We now denote by $\mathcal M$ the mass matrix with entries $\mathcal M_{ij} =
\sum_{K} \left(\boldsymbol{\varphi}_i,
\boldsymbol{\varphi}_j\right)_K$, and by
@f[
\mathcal L_h(t,\mathbf{w}_h) = \left[\sum_{K\in \mathcal T_h}
\left[
\left(\nabla \boldsymbol{\varphi}_i, \mathbf{F}(\mathbf{w}_h)\right)_{K}
- \left<\boldsymbol{\varphi}_i,
\mathbf{n} \cdot \widehat{\mathbf{F}}(\mathbf{w}_h)\right>_{\partial K}
+ \left(\boldsymbol{\varphi}_i,\mathbf{G}(\mathbf w_h)\right)_{K}
\right]\right]_{i=1,\ldots,n_\text{dofs}}.
@f]
the operator evaluating the right-hand side of the Euler operator, given a
function $\mathbf{w}_h$ associated with a global vector of unknowns
and the finite element in use. This function $\mathcal L_h$ is explicitly time-dependent as the
numerical flux evaluated at the boundary will involve time-dependent data
$\rho_\mathrm{D}$, $(\rho \mathbf{u})_\mathrm{D}$, and $E_\mathbf{D}$ on some
parts of the boundary, depending on the assignment of boundary
conditions. With this notation, we can write the discrete in space, continuous
in time system compactly as
@f[
\mathcal M \frac{\partial \mathbf{w}_h}{\partial t} =
\mathcal L_h(t, \mathbf{w}_h),
@f]
where we have taken the liberty to also denote the global solution
vector by $\mathbf{w}_h$ (in addition to the the corresponding finite
element function). Equivalently, the system above has the form
@f[
\frac{\partial \mathbf{w}_h}{\partial t} =
\mathcal M^{-1} \mathcal L_h(t, \mathbf{w}_h).
@f]

For hyperbolic systems discretized by high-order discontinuous Galerkin
methods, explicit time integration of this system is very popular. This is due
to the fact that the mass matrix $\mathcal M$ is block-diagonal (with each
block corresponding to only variables of the same kind defined on the same
cell) and thus easily inverted. In each time step -- or stage of a
Runge--Kutta scheme -- one only needs to evaluate the differential operator
once using the given data and subsequently apply the inverse of the mass
matrix. For implicit time stepping, on the other hand, one would first have to
linearize the equations and then iteratively solve the linear system, which
involves several residual evaluations and at least a dozen applications of
the linearized operator, as has been demonstrated in the step-33 tutorial
program.

Of course, the simplicity of explicit time stepping comes with a price, namely
conditional stability due to the so-called Courant--Friedrichs--Lewy (CFL)

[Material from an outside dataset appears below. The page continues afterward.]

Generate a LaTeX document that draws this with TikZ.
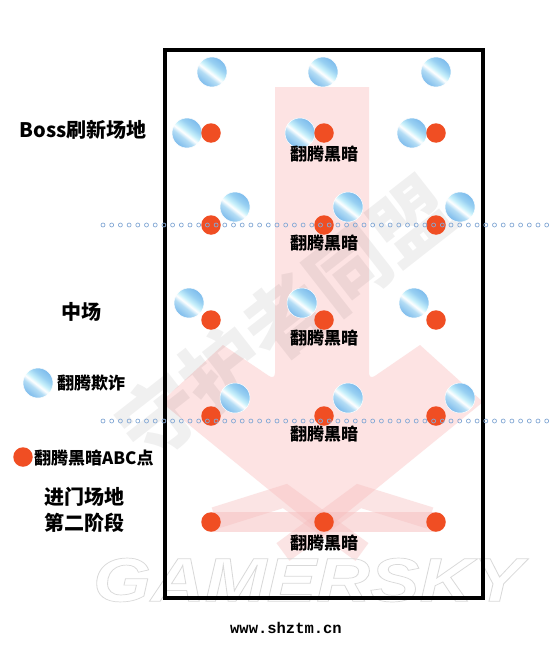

condition. It states that the time step cannot be larger than the fastest
propagation of information by the discretized differential operator. In more
modern terms, the speed of propagation corresponds to the largest eigenvalue
in the discretized operator, and in turn depends on the mesh size, the
polynomial degree $p$ and the physics of the Euler operator, i.e., the
eigenvalues of the linearization of $\mathbf F(\mathbf w)$ with respect to
$\mathbf{w}$. In this program, we set the time step as follows:
@f[
\Delta t = \frac{\mathrm{Cr}}{p^{1.5}}\left(\frac{1}
           {\max\left[\frac{\|\mathbf{u}\|}{h_u} + \frac{c}{h_c}\right]}\right),
@f]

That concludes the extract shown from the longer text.